Justice and Asymmetric Warfare


Bob Perry

Article ID:



Apr 11, 2023


Mar 1, 2015

This article first appeared in the CHRISTIAN RESEARCH JOURNAL, volume 36, number 02 (2013). The full text of this article in PDF format can be obtained by clicking here. For further information or to subscribe to the CHRISTIAN RESEARCH JOURNAL go to: http://www.equip.org/christian-research-journal/


The Christian thinkers who developed just war theory (JWT) never could have foreseen the types of warfare in which we find ourselves engaged today. Their moral reasoning was sound and served as a powerful means to evaluate and constrain the actions of nation-states in conflict. Our challenge in applying JWT today is that modern warfare rarely consists of conflict between morally accountable nation-states. Instead, it is marked by “asymmetrical” wars between nation-states and widely dispersed but ideologically connected combatants who are driven by a mindset completely antithetical to the tenets of JWT. In that context, the moral considerations of warfare must remain consistent with JWT while taking the realities of modern conflict into consideration. We have the technological expertise to strike enemy combatants at a distance with little risk of personal harm. But that capability should never allow us to use it in ways that would make it easier to justify going to war in the future. JWT was developed based on objective moral standards of justice. For that reason it is, and will remain, applicable to all manner of war fighting. Though the tactics with which we wage war may evolve, Paul’s charge that the institution of government is the only proper authority to “bear the sword” (Rom. 13:4) requires that the reasons we consider war, and the ways in which we conduct war, cannot betray or dilute a godly standard of justice.
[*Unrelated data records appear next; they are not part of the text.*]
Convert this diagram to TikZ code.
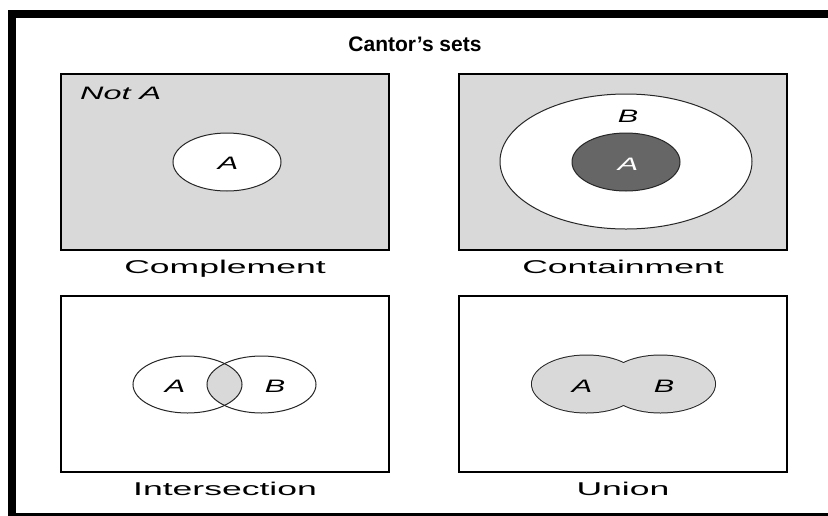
\documentclass[tikz,border=0pt]{standalone}
\usepackage{fontspec}
\setmainfont{Liberation Sans}
\usepackage{graphicx}
\usetikzlibrary{shapes.geometric}
\definecolor{panelgray}{HTML}{D9D9D9}
\definecolor{darkset}{HTML}{666666}
\tikzset{
  panel/.style={draw=black, line width=1.3pt},
  setline/.style={draw=black!85, line width=1.0pt},
  caption/.style={inner sep=0pt, anchor=base, font=\fontsize{18.5}{20}\selectfont},
  setlab/.style={inner sep=0pt, font=\fontsize{18}{20}\selectfont\itshape},
}
\newcommand{\wide}[1]{\scalebox{1.92}[1]{#1}}
\begin{document}
\begin{tikzpicture}[x=1pt,y=-1pt]
\clip (0,0) rectangle (828,515);
\fill[white] (0,0) rectangle (828,515);
% outer frame (cropped at right and bottom)
\draw[line width=8pt] (12,14) rectangle (840,517);
% title
\node[inner sep=0pt, anchor=base, font=\fontsize{21}{23}\selectfont\bfseries] (title) at (415,51) {Cantor’s sets};

% ---------- Complement ----------
\node[panel, fill=panelgray, rectangle, minimum width=328pt, minimum height=176pt, inner sep=0pt] (p1) at (225,162) {};
\node[setline, fill=white, ellipse, minimum width=108pt, minimum height=58pt, inner sep=0pt] (c1a) at (227,162) {};
\node[setlab] (c1alab) at (228,163) {\scalebox{1.7}[1]{A}};
\node[setlab, anchor=base west] (notA) at (80,99) {\scalebox{1.8}[1]{Not A}};
\node[caption] (l1) at (225,273) {\wide{Complement}};

% ---------- Containment ----------
\node[panel, fill=panelgray, rectangle, minimum width=328pt, minimum height=176pt, inner sep=0pt] (p2) at (623,162) {};
\node[setline, fill=white, ellipse, minimum width=252pt, minimum height=135pt, inner sep=0pt] (c2b) at (626,161.5) {};
\node[setline, fill=darkset, ellipse, minimum width=108pt, minimum height=58pt, inner sep=0pt] (c2a) at (626,162) {};
\node[setlab, text=white] (c2alab) at (628,164) {\scalebox{1.7}[1]{A}};
\node[setlab] (c2blab) at (628,116) {\scalebox{1.7}[1]{B}};
\node[caption] (l2) at (623,273) {\wide{Containment}};

% ---------- Intersection ----------
\node[panel, fill=white, rectangle, minimum width=328pt, minimum height=176pt, inner sep=0pt] (p3) at (225,384) {};
\begin{scope}
  \clip (187.5,384.5) ellipse [x radius=54.5, y radius=28.5];
  \fill[panelgray] (261.5,384.5) ellipse [x radius=54.5, y radius=28.5];
\end{scope}
\node[setline, ellipse, minimum width=109pt, minimum height=57pt, inner sep=0pt] (c3a) at (187.5,384.5) {};
\node[setline, ellipse, minimum width=109pt, minimum height=57pt, inner sep=0pt] (c3b) at (261.5,384.5) {};
\node[setlab] (c3alab) at (175,386) {\scalebox{1.7}[1]{A}};
\node[setlab] (c3blab) at (275,386) {\scalebox{1.7}[1]{B}};
\node[caption] (l3) at (225,495) {\wide{Intersection}};

% ---------- Union ----------
\node[panel, fill=white, rectangle, minimum width=328pt, minimum height=176pt, inner sep=0pt] (p4) at (623,384) {};
\draw[draw=black!85, line width=2.0pt] (586.5,384) ellipse [x radius=54.5, y radius=28.5];
\draw[draw=black!85, line width=2.0pt] (660.5,384) ellipse [x radius=54.5, y radius=28.5];
\fill[panelgray] (586.5,384) ellipse [x radius=54.5, y radius=28.5];
\fill[panelgray] (660.5,384) ellipse [x radius=54.5, y radius=28.5];
\coordinate (c4a) at (586.5,384);
\coordinate (c4b) at (660.5,384);
\node[setlab] (c4alab) at (582,386) {\scalebox{1.7}[1]{A}};
\node[setlab] (c4blab) at (664,386) {\scalebox{1.7}[1]{B}};
\node[caption] (l4) at (623,495) {\wide{Union}};
\end{tikzpicture}
\end{document}
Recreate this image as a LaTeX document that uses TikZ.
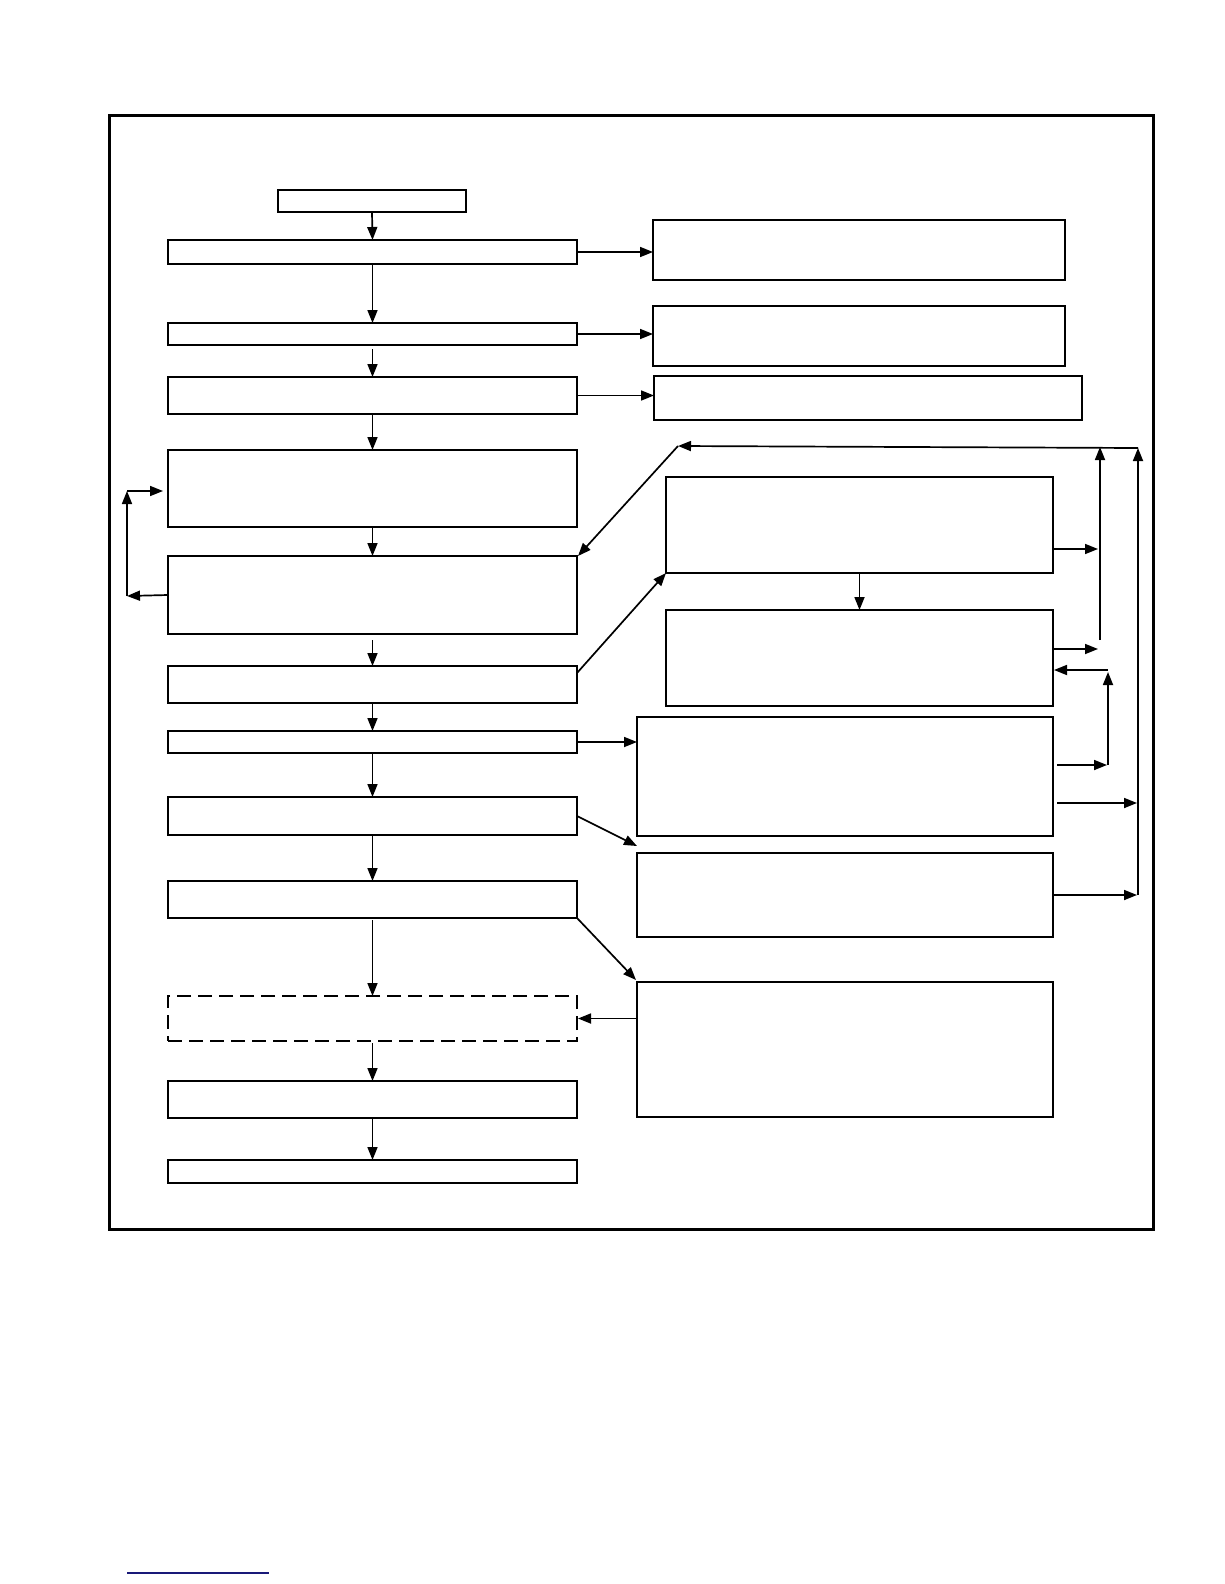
\documentclass[tikz,border=0pt]{standalone}
\usetikzlibrary{arrows.meta,calc}
\tikzset{
  box/.style={draw, line width=1.9pt, inner sep=0pt, outer sep=0pt, fill=white},
  dbox/.style={box, dash pattern=on 14pt off 7pt},
  arr/.style={line width=1.7pt, -{Triangle[length=13pt,width=10pt]}},
  ln/.style={line width=1.7pt},
}
\newcommand\bx[6][]{%
  \pgfmathsetmacro\bxw{#5-#3}\pgfmathsetmacro\bxh{#6-#4}%
  \pgfmathsetmacro\bxcx{(#3+#5)/2}\pgfmathsetmacro\bxcy{(#4+#6)/2}%
  \node[box,#1,minimum width=\bxw pt,minimum height=\bxh pt] (#2) at (\bxcx,\bxcy) {};}
\begin{document}
\begin{tikzpicture}[x=1pt,y=-1pt]
\useasboundingbox (0,0) rectangle (1224,1584);
% frame
\draw[line width=3pt] (109,116) rectangle (1153,1229);
% left column
\bx{top}{278}{190}{466}{212}
\bx{B1}{168}{240}{577}{264}
\bx{B2}{168}{323}{577}{345}
\bx{B3}{168}{377}{577}{414}
\bx{B4}{168}{450}{577}{527}
\bx{B5}{168}{556}{577}{634}
\bx{B6}{168}{666}{577}{703}
\bx{B7}{168}{731}{577}{753}
\bx{B8}{168}{797}{577}{835}
\bx{B9}{168}{881}{577}{918}
\bx[dbox]{B10}{168}{996}{577}{1041}
\bx{B11}{168}{1081}{577}{1118}
\bx{B12}{168}{1160}{577}{1183}
% right column
\bx{R1}{653}{220}{1065}{280}
\bx{R2}{653}{306}{1065}{366}
\bx{R3}{654}{376}{1082}{420}
\bx{R4}{666}{477}{1053}{573}
\bx{R5}{666}{610}{1053}{706}
\bx{R6}{637}{717}{1053}{836}
\bx{R7}{637}{853}{1053}{937}
\bx{R8}{637}{982}{1053}{1117}
% helper coordinates
\coordinate (v1top) at (1100,447);
\coordinate (v1bot) at (1100,640);
\coordinate (v2top) at (1138,448);
\coordinate (v2bot) at (1138,895);
\coordinate (v3top) at (1108,670);
\coordinate (v3bot) at (1108,765);
\coordinate (ltop) at (678,446);
\coordinate (lb) at (127,596);
\coordinate (lt) at (127,491);
% main vertical flow
\draw[arr] (top.south) -- (B1.north);
\draw[arr] (B1.south) -- (B2.north);
\draw[arr] ([yshift=-4pt]B2.south) -- (B3.north);
\draw[arr] (B3.south) -- (B4.north);
\draw[arr] (B4.south) -- (B5.north);
\draw[arr] ([yshift=-6pt]B5.south) -- (B6.north);
\draw[arr] (B6.south) -- (B7.north);
\draw[arr] (B7.south) -- (B8.north);
\draw[arr] (B8.south) -- (B9.north);
\draw[arr] ([yshift=-2pt]B9.south) -- (B10.north);
\draw[arr] ([yshift=-2pt]B10.south) -- (B11.north);
\draw[arr] (B11.south) -- (B12.north);
% to right boxes
\draw[arr] (B1.east) -- (R1.west |- B1.east);
\draw[arr] (B2.east) -- (R2.west |- B2.east);
\draw[arr] ([xshift=1pt]B3.east) -- (R3.west |- B3.east);
\draw[arr] ([yshift=11.5pt]B6.east) -- (R4.south west);
\draw[arr] (B7.east) -- (R6.west |- B7.east);
\draw[arr] (B8.east) -- ([yshift=7pt]R7.north west);
\draw[arr] (B9.south east) -- ([xshift=-1pt,yshift=2pt]R8.north west);
\draw[arr] (R8.west |- B10.east) -- ([xshift=1pt]B10.east);
\draw[arr] (R4.south) -- (R5.north);
% left loop
\draw[arr] (B5.west) -- (lb);
\draw[arr] (lb) -- (lt);
\draw[arr] (lt) -- ([xshift=-5pt]B4.west |- lt);
% right side feedback
\draw[arr] ([yshift=-24pt]R4.east) -- ([xshift=-2pt,yshift=-24pt]R4.east -| v1top);
\draw[arr] ([yshift=9pt]R5.east) -- ([xshift=-2pt,yshift=9pt]R5.east -| v1top);
\draw[arr] ([xshift=4pt,yshift=11.5pt]R6.east) -- ([xshift=-1pt,yshift=11.5pt]R6.east -| v3top);
\draw[arr] ([xshift=4pt,yshift=-26.5pt]R6.east) -- ([xshift=-1pt,yshift=-26.5pt]R6.east -| v2top);
\draw[arr] (R7.east) -- ([xshift=-1pt]R7.east -| v2top);
\draw[arr] (v3bot) -- ([yshift=-2pt]v3top);
\draw[arr] (v3top) -- ([xshift=1pt,yshift=-12pt]R5.east);
\draw[arr] (v1bot) -- (v1top);
\draw[arr] (v2bot) -- (v2top);
\draw[arr] (v2top) -- (ltop);
\draw[arr] (ltop) -- ([xshift=1pt]B5.north east);
% bottom rule
\draw[line width=1.5pt, color={rgb,255:red,25;green,25;blue,120}] (127,1573) -- (269,1573);
\end{tikzpicture}
\end{document}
The twenty-first-century battlefield is unique in human history. Though fighting still results in spilled blood and the physical sacrifices entailed with “boots on the ground” in foreign lands, it is also a war waged amidst the air-conditioned comfort of humming computers and high-definition video feeds. In rapidly emerging ways, it is conflict at a distance, marked by the mind-boggling reality that an Air Force lieutenant in Las Vegas, Nevada, can unleash the hell of war on human beings on the other side of the planet, and then go home for dinner with his wife and kids.

St. Augustine and Thomas Aquinas were two of the most powerful intellects in the history of Christian theological/philosophical thinking and the primary architects of just war theory (JWT), but neither of them could ever have imagined the possibility of this type of scenario. The fact is that modern technology and the nature of asymmetric warfare have added new dimensions to the moral consideration of war. Earlier treatments of JWT in the CHRISTIAN RESEARCH JOURNAL provided valuable summaries of the tenets of the just war tradition in general.1 Here I will address some specific features of the ongoing Global War on Terror (GWOT) and explore ways in which Christian thinkers might apply the tenets of JWT to the contemporary battlefield.

To that end, it is important to understand that JWT actually consists of three areas of consideration: (1) The reasons that would validate a nation entering into war (jus ad bellum); (2) The ethical considerations for how to conduct war once engaged in it (jus in bellum); and (3) The moral obligations for actions taken once the war is over (jus post bellum).

The moral defensibility of the myriad of decisions that led dispersed aggressor with very limited means of supply and to entering the GWOT has been bantered about for the last decade. With the understandable disagreements about the Iraq War aside, there does seem to be a consensus that the United States was justified in entering what we now know as the GWOT. That being said, we should recognize that jus ad bellum and jus in bellum are not mutually exclusive. There has always been a legitimate debate about whether it is even possible to conduct a war justly if it was entered into unjustly. Likewise, a nation could wage a justly declared war unjustly. In response to these actualities, some have claimed that JWT is nothing but an obsolete and untenable window dressing used to rationalize national self-interest. I disagree. Instead, I suggest that the tradition itself remains fundamentally intact but is simply in need of revision that takes modern realities into account.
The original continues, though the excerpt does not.